With MMP, electors have two votes, one for a candidate and one for a party. It is the party vote which determines the proportion of seats allocated to any given party so nationwide party vote polls have almost completely supplanted the marginal seat polling that we pioneered all those years ago.
It is not only the electoral system that has changed. When telephone polling began, cellular phones didn't exist and virtually every voter could be reached via a landline that was listed in a printed phone book.
Despite these dramatic changes, polling in New Zealand has generally been able to predict election outcomes with a moderate degree of accuracy and politicians watch them with great interest as we saw in the lead-up to the resignations of Metiria Turei, Andrew Little and Peter Dunne.
To explain how polls conducted at the roughly the same time produce differing results, I often recount an experience I had in 1999.
In that year Auckland University got funding to undertake a tracking poll in the lead-up to the election.
This poll repeatedly showed a landslide to Labour while all other polls at the time were predicting a close result.
I took an interest in why this poll was so positive for Labour when compared with the others and got a copy of its questionnaire. When I compared it with the one used by the Labour Party's own pollsters I found only one difference.
The Auckland University questionnaire included an offer of going in a draw for $250 worth of groceries if the interview was completed. This reduced the poll's refusal rate and captured more Labour voters.

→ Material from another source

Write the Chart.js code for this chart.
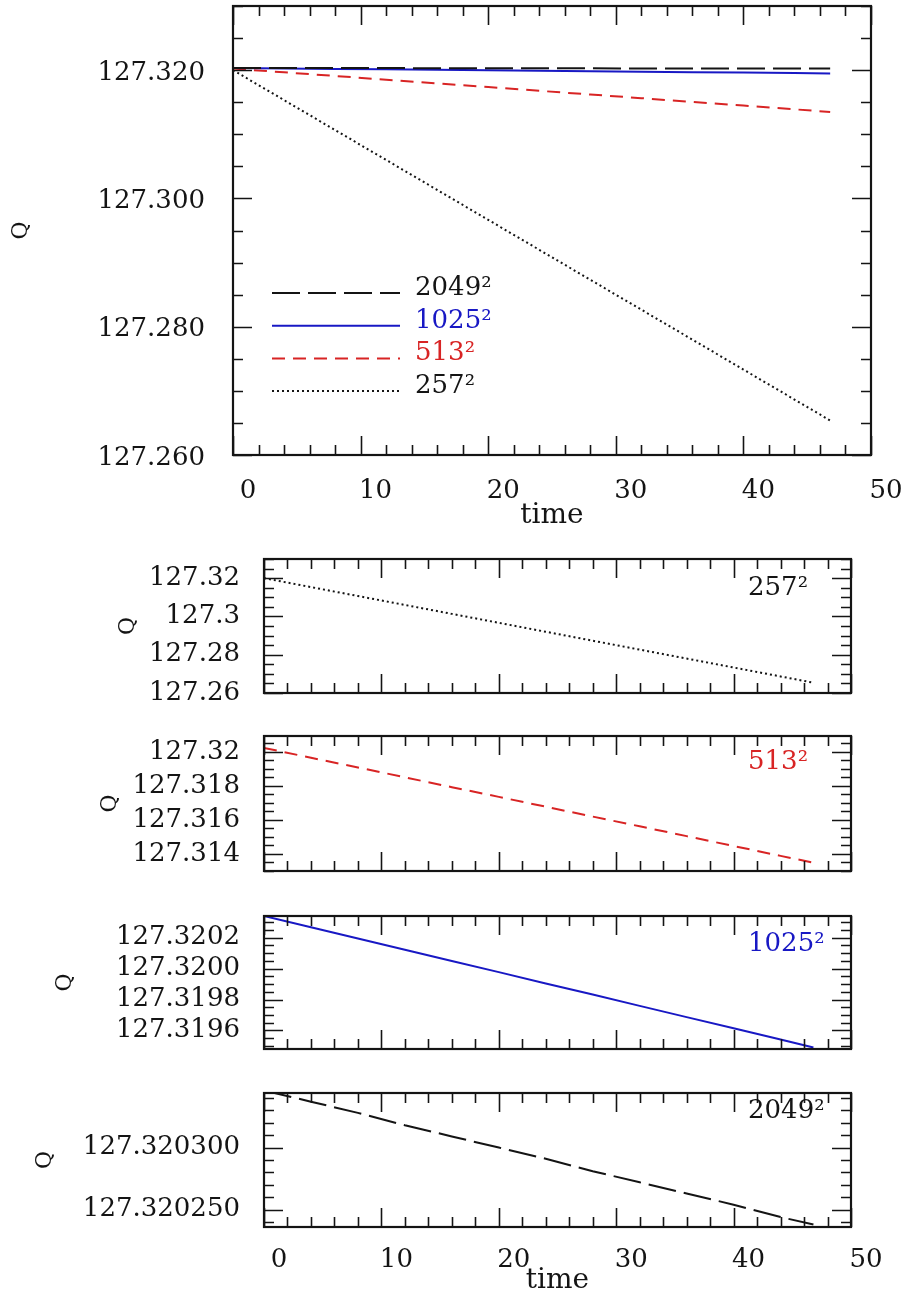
<!DOCTYPE html>
<html>
<head>
<meta charset="utf-8">
<script src="https://cdn.jsdelivr.net/npm/chart.js@4"></script>
<style>
  body { margin: 0; background: #fff; }
  #wrap { position: relative; width: 905px; height: 1301px; }
  canvas { position: absolute; left: 0; }
</style>
</head>
<body>
<div id="wrap">
  <canvas id="cAll" width="905" height="540" style="top:0px"></canvas>
  <canvas id="c257" width="905" height="160" style="top:545px"></canvas>
  <canvas id="c513" width="905" height="170" style="top:712px"></canvas>
  <canvas id="c1025" width="905" height="170" style="top:890px"></canvas>
  <canvas id="c2049" width="905" height="231" style="top:1070px"></canvas>
</div>
<script>
// values
const times = [0, 4, 8, 12, 16, 20, 24, 28, 32, 36, 40, 44, 46.8];
const q257  = [127.32000, 127.31533, 127.31066, 127.30600, 127.30133, 127.29666, 127.29199,
               127.28732, 127.28266, 127.27799, 127.27332, 127.26865, 127.26538];
const q513  = [127.32024, 127.31966, 127.31909, 127.31851, 127.31793, 127.31736, 127.31678,
               127.31620, 127.31563, 127.31505, 127.31447, 127.31389, 127.31349];
const q1025 = [127.320340, 127.320267, 127.320195, 127.320122, 127.320049, 127.319977, 127.319904,
               127.319832, 127.319759, 127.319686, 127.319614, 127.319541, 127.319490];
const q2049 = [127.320346, 127.320337, 127.320328, 127.320318, 127.320309, 127.320300, 127.320291,
               127.320281, 127.320272, 127.320263, 127.320254, 127.320244, 127.320238];

const seriesNames = ['2049\u00b2', '1025\u00b2', '513\u00b2', '257\u00b2'];

const xTicks = [0, 10, 20, 30, 40, 50];
const xTickLabels = ['0', '10', '20', '30', '40', '50'];

const yTicksAll = [127.26, 127.28, 127.30, 127.32];
const yLabelsAll = ['127.260', '127.280', '127.300', '127.320'];
const yTicks257 = [127.26, 127.28, 127.30, 127.32];
const yLabels257 = ['127.26', '127.28', '127.3', '127.32'];
const yTicks513 = [127.314, 127.316, 127.318, 127.32];
const yLabels513 = ['127.314', '127.316', '127.318', '127.32'];
const yTicks1025 = [127.3196, 127.3198, 127.32, 127.3202];
const yLabels1025 = ['127.3196', '127.3198', '127.3200', '127.3202'];
const yTicks2049 = [127.32025, 127.3203];
const yLabels2049 = ['127.320250', '127.320300'];

const FONT = '"DejaVu Serif", "Liberation Serif", serif';
const INK = '#141414';
const BLUE = '#1818c4';
const RED = '#d82424';

const styles = {
  '2049': { borderColor: INK, borderDash: [28, 8], borderWidth: 2 },
  '1025': { borderColor: BLUE, borderDash: [], borderWidth: 2 },
  '513':  { borderColor: RED, borderDash: [13, 8], borderWidth: 2 },
  '257':  { borderColor: INK, borderDash: [2, 3], borderWidth: 2 }
};

function toPoints(vals) {
  return times.map((t, i) => ({ x: t, y: vals[i] }));
}

function series(key, label, vals) {
  return Object.assign({ label: label, data: toPoints(vals), fill: false, tension: 0, pointRadius: 0 }, styles[key]);
}

// values between min and max on a step grid
function gridValues(min, max, step) {
  const out = [];
  const k0 = Math.ceil(min / step - 1e-6), k1 = Math.floor(max / step + 1e-6);
  for (let k = k0; k <= k1; k++) out.push(k * step);
  return out;
}

// box round the plot with inward ticks on all four sides
const framePlugin = {
  id: 'frame',
  afterDatasetsDraw(chart, args, opts) {
    const { ctx, chartArea: a, scales: { x, y } } = chart;
    ctx.save();
    ctx.strokeStyle = INK;
    ctx.lineWidth = 1.6;
    ctx.beginPath();
    gridValues(x.min, x.max, opts.xMinor).forEach(v => {
      const px = Math.round(x.getPixelForValue(v)) + 0.5;
      const major = Math.abs(v / opts.xMajor - Math.round(v / opts.xMajor)) < 1e-6;
      const len = major ? 19 : 10;
      ctx.moveTo(px, a.bottom); ctx.lineTo(px, a.bottom - len);
      ctx.moveTo(px, a.top); ctx.lineTo(px, a.top + len);
    });
    gridValues(y.min, y.max, opts.yMinor).forEach(v => {
      const py = Math.round(y.getPixelForValue(v)) + 0.5;
      const major = opts.yMajor.some(m => Math.abs(m - v) < opts.yMinor * 0.1);
      const len = major ? 19 : 10;
      ctx.moveTo(a.left, py); ctx.lineTo(a.left + len, py);
      ctx.moveTo(a.right, py); ctx.lineTo(a.right - len, py);
    });
    ctx.stroke();
    ctx.lineWidth = 2.2;
    ctx.strokeRect(a.left, a.top, a.right - a.left, a.bottom - a.top);
    ctx.restore();
  }
};

// legend lines of the top panel and the name in each small panel
const notePlugin = {
  id: 'note',
  afterDraw(chart, args, opts) {
    const { ctx, chartArea: a } = chart;
    ctx.save();
    ctx.font = '26px ' + FONT;
    if (opts.legend) {
      chart.data.datasets.forEach((ds, i) => {
        const yy = a.top + opts.legend.y + i * opts.legend.gap;
        ctx.strokeStyle = ds.borderColor;
        ctx.lineWidth = ds.borderWidth;
        ctx.setLineDash(ds.borderDash);
        ctx.beginPath();
        ctx.moveTo(a.left + opts.legend.x0, yy);
        ctx.lineTo(a.left + opts.legend.x1, yy);
        ctx.stroke();
        ctx.setLineDash([]);
        ctx.fillStyle = opts.legend.colors[i];
        ctx.textBaseline = 'alphabetic';
        ctx.fillText(ds.label, a.left + opts.legend.tx, yy + 2);
      });
    }
    if (opts.name) {
      ctx.fillStyle = opts.name.color;
      ctx.textBaseline = 'middle';
      ctx.textAlign = 'left';
      ctx.fillText(opts.name.text, a.left + opts.name.dx, a.top + opts.name.dy);
    }
    ctx.restore();
  }
};

function makeChart(id, c) {
  const canvas = document.getElementById(id);
  return new Chart(canvas.getContext('2d'), {
    type: 'line',
    data: { datasets: c.datasets },
    options: {
      responsive: false,
      animation: false,
      layout: { padding: { top: c.padTop, right: c.padRight, bottom: 0, left: 0 } },
      plugins: {
        legend: { display: false },
        tooltip: { enabled: false },
        frame: c.frame,
        note: c.note
      },
      scales: {
        x: {
          type: 'linear',
          min: 0,
          max: 50,
          grid: { display: false },
          border: { display: false },
          afterBuildTicks: s => { s.ticks = xTicks.map(v => ({ value: v })); },
          afterFit: s => { s.height = c.xHeight; s.paddingLeft = 0; s.paddingRight = 0; },
          ticks: {
            display: c.xLabels,
            autoSkip: false,
            maxRotation: 0,
            padding: c.xPad,
            labelOffset: 15,
            color: INK,
            font: { family: FONT, size: 26 },
            callback: (v, i) => xTickLabels[i]
          },
          title: {
            display: c.xLabels,
            text: 'time',
            color: INK,
            font: { family: FONT, size: 28 },
            padding: { top: 0, bottom: c.timePad }
          }
        },
        y: {
          type: 'linear',
          min: c.yMin,
          max: c.yMax,
          grid: { display: false },
          border: { display: false },
          afterBuildTicks: s => { s.ticks = c.yTicks.map(v => ({ value: v })); },
          afterFit: s => { s.width = c.yWidth; s.paddingTop = 0; s.paddingBottom = 0; },
          ticks: {
            autoSkip: false,
            padding: c.yPad,
            labelOffset: c.yShift,
            color: INK,
            font: { family: FONT, size: 26 },
            callback: (v, i) => c.yLabels[i]
          },
          title: {
            display: true,
            text: 'Q',
            color: INK,
            font: { family: FONT, size: 22 },
            padding: { top: c.qPad, bottom: 0 }
          }
        }
      }
    },
    plugins: [framePlugin, notePlugin]
  });
}

document.addEventListener('DOMContentLoaded', function() {
  // all four resolutions together
  makeChart('cAll', {
    datasets: [
      series('2049', seriesNames[0], q2049),
      series('1025', seriesNames[1], q1025),
      series('513', seriesNames[2], q513),
      series('257', seriesNames[3], q257)
    ],
    padTop: 6, padRight: 34, xHeight: 85, yWidth: 233,
    yMin: 127.26, yMax: 127.33, yTicks: yTicksAll, yLabels: yLabelsAll,
    xLabels: true, xPad: 13, timePad: 7, yPad: 20, yShift: 3, qPad: 8,
    frame: { xMinor: 2, xMajor: 10, yMinor: 0.005, yMajor: yTicksAll },
    note: { legend: { x0: 39, x1: 167, tx: 182, y: 287, gap: 32.7, colors: [INK, BLUE, RED, INK] } }
  });

  makeChart('c257', {
    datasets: [series('257', seriesNames[3], q257)],
    padTop: 14, padRight: 54, xHeight: 12, yWidth: 264,
    yMin: 127.26, yMax: 127.33, yTicks: yTicks257, yLabels: yLabels257,
    xLabels: false, xPad: 10, timePad: 3, yPad: 16, yShift: 0, qPad: 115,
    frame: { xMinor: 2, xMajor: 10, yMinor: 0.005, yMajor: yTicks257 },
    note: { name: { text: seriesNames[3], color: INK, dx: 484, dy: 29 } }
  });

  makeChart('c513', {
    datasets: [series('513', seriesNames[2], q513)],
    padTop: 24, padRight: 54, xHeight: 11, yWidth: 264,
    yMin: 127.313, yMax: 127.32094, yTicks: yTicks513, yLabels: yLabels513,
    xLabels: false, xPad: 10, timePad: 3, yPad: 16, yShift: 0, qPad: 97,
    frame: { xMinor: 2, xMajor: 10, yMinor: 0.0005, yMajor: yTicks513 },
    note: { name: { text: seriesNames[2], color: RED, dx: 484, dy: 26 } }
  });

  makeChart('c1025', {
    datasets: [series('1025', seriesNames[1], q1025)],
    padTop: 26, padRight: 54, xHeight: 11, yWidth: 264,
    yMin: 127.31948, yMax: 127.32034, yTicks: yTicks1025, yLabels: yLabels1025,
    xLabels: false, xPad: 10, timePad: 3, yPad: 16, yShift: 0, qPad: 52,
    frame: { xMinor: 2, xMajor: 10, yMinor: 0.00005, yMajor: yTicks1025 },
    note: { name: { text: seriesNames[1], color: BLUE, dx: 484, dy: 28 } }
  });

  makeChart('c2049', {
    datasets: [series('2049', seriesNames[0], q2049)],
    padTop: 23, padRight: 54, xHeight: 74, yWidth: 264,
    yMin: 127.320236, yMax: 127.320344, yTicks: yTicks2049, yLabels: yLabels2049,
    xLabels: true, xPad: 10, timePad: 3, yPad: 16, yShift: 0, qPad: 32,
    frame: { xMinor: 2, xMajor: 10, yMinor: 0.00001, yMajor: yTicks2049 },
    note: { name: { text: seriesNames[0], color: INK, dx: 484, dy: 18 } }
  });
});
</script>
</body>
</html>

With this incentive removed, the Auckland University poll fell into line with all of the others.
This anecdote demonstrates just how hair-trigger sensitive polls can be and why all should be treated with suspicion.
Contradictory polls, as we saw last week, often simply demonstrate very high levels of volatility in an electorate and it's perfectly possible given the recent changes in the leadership of three of the parliamentary parties that a lot of voters are swaying between a vote for Labour and one for National.

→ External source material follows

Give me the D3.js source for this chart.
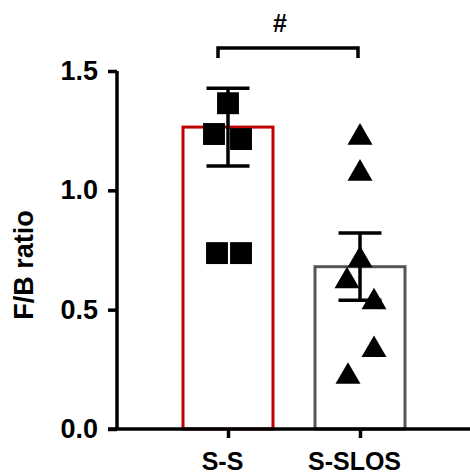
<!DOCTYPE html>
<html>
<head>
<meta charset="utf-8">
<script src="https://cdn.jsdelivr.net/npm/d3@7"></script>
<style>
html,body{margin:0;padding:0;background:#fff;}
svg{display:block;}
</style>
</head>
<body>
<svg id="chart" width="470" height="475"></svg>
<script>
const categories = ["S-S", "S-SLOS"];
const means = [1.265, 0.68];
const sems = [0.163, 0.141];
const ssPoints = [1.365, 1.236, 1.215, 0.737, 0.737];
const ssJitter = [0, -14, 13, -11, 13];
const slosPoints = [1.23, 1.079, 0.716, 0.628, 0.54, 0.34, 0.228];
const slosJitter = [0, 0, 0, -13, 14, 14, -12];
const yTicks = [0, 0.5, 1.0, 1.5];
const yLabel = "F/B ratio";
const sigLabel = "#";
const barColors = ["#c00000", "#555555"];

const svg = d3.select("#chart");
const font = "'Liberation Sans', Arial, sans-serif";

const y = d3.scaleLinear().domain([0, 1.5]).range([429, 71]);
const x = d3.scalePoint().domain(categories).range([228, 360]);
const barW = 90;

// bars
svg.selectAll("rect.bar").data(categories).enter().append("rect")
  .attr("x", d => x(d) - barW / 2)
  .attr("y", (d, i) => y(means[i]))
  .attr("width", barW)
  .attr("height", (d, i) => y(0) - y(means[i]))
  .attr("fill", "none")
  .attr("stroke", (d, i) => barColors[i])
  .attr("stroke-width", 3);

// error bars
const capW = 43;
categories.forEach((c, i) => {
  const g = svg.append("g").attr("stroke", "#000").attr("stroke-width", 3.5);
  g.append("line").attr("x1", x(c)).attr("x2", x(c))
    .attr("y1", y(means[i] + sems[i])).attr("y2", y(means[i] - sems[i]));
  g.append("line").attr("x1", x(c) - capW / 2).attr("x2", x(c) + capW / 2)
    .attr("y1", y(means[i] + sems[i])).attr("y2", y(means[i] + sems[i]));
  g.append("line").attr("x1", x(c) - capW / 2).attr("x2", x(c) + capW / 2)
    .attr("y1", y(means[i] - sems[i])).attr("y2", y(means[i] - sems[i]));
});

// points
const sq = d3.symbol().type(d3.symbolSquare).size(480);
svg.selectAll("path.sq").data(ssPoints).enter().append("path")
  .attr("d", sq)
  .attr("transform", (d, i) => `translate(${x("S-S") + ssJitter[i]},${y(d)})`)
  .attr("fill", "#000");
const tri = d3.symbol().type(d3.symbolTriangle).size(270);
svg.selectAll("path.tri").data(slosPoints).enter().append("path")
  .attr("d", tri)
  .attr("transform", (d, i) => `translate(${x("S-SLOS") + slosJitter[i]},${y(d) + 2})`)
  .attr("fill", "#000");

// y axis
const yAxis = d3.axisLeft(y).tickValues(yTicks).tickFormat(d3.format(".1f")).tickSize(9).tickPadding(10);
const gy = svg.append("g").attr("transform", "translate(117,0)").call(yAxis);
gy.select(".domain").attr("stroke-width", 3.5).attr("d", `M0,${y(1.5)}V${y(0)}`);
gy.selectAll(".tick line").attr("stroke-width", 3.5);
gy.selectAll(".tick text").attr("font-family", font).attr("font-weight", "bold")
  .attr("font-size", 27).attr("fill", "#000");

// x axis
const xAxis = d3.axisBottom(x).tickSize(9).tickPadding(14);
const gx = svg.append("g").attr("transform", `translate(0,${y(0)})`).call(xAxis);
gx.select(".domain").attr("stroke-width", 3.5).attr("d", "M108,0H470");
gx.selectAll(".tick line").attr("stroke-width", 3.5);
gx.selectAll(".tick text").attr("font-family", font).attr("font-weight", "bold")
  .attr("font-size", 25).attr("fill", "#000").attr("dx", -6);

// y label
svg.append("text")
  .attr("transform", "translate(33,265) rotate(-90)")
  .attr("text-anchor", "middle")
  .attr("font-family", font).attr("font-weight", "bold").attr("font-size", 27)
  .text(yLabel);

// significance bracket
const bx1 = 218, bx2 = 358, by = 48;
svg.append("path")
  .attr("d", `M${bx1},${by + 10}V${by}H${bx2}V${by + 10}`)
  .attr("fill", "none").attr("stroke", "#000").attr("stroke-width", 3.5);
svg.append("text")
  .attr("x", (x("S-S") + x("S-SLOS")) / 2 - 14).attr("y", 32)
  .attr("text-anchor", "middle")
  .attr("font-family", font).attr("font-weight", "bold").attr("font-size", 25)
  .text(sigLabel);
</script>
</body>
</html>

The move from landlines to cellphones has proven difficult for pollsters as many voters, especially younger people, simply cannot be contacted via a landline. It's hard to find someone under 40 who bothers with a landline these days.
Pollsters handle this serious communication blockage in a number of ways. One method, used by TV3's Reid Research is to capture an internet panel and use this to augment the sample of young people in poll.
This is not a great idea.
On-line panels are self-selecting and are never truly random sample of voters. They obviously don't include poor people who can't afford an on-line presence but whose votes are just as good as yours and mine.
It is likely that these most difficult to poll youngsters will decide the outcome of the general election next week should they decide to get involved.
This week's TVNZ poll indicated that 67% of voters aged between 18 and 35 are planning to vote Labour which would normally mean the end of the National government, however there's a risk that this group just won't enrol and vote.
The most recent enrolment update from our Electoral Commission tells us that close to a quarter of these voters are yet to appear on the electoral roll even though there is now the option of enrolling and casting a special vote in one go.
The leader's debates on TVNZ and TV3 have drawn some of the biggest audiences ever recorded in this country so it remains possible that many of these latecomers will still get involved and participate.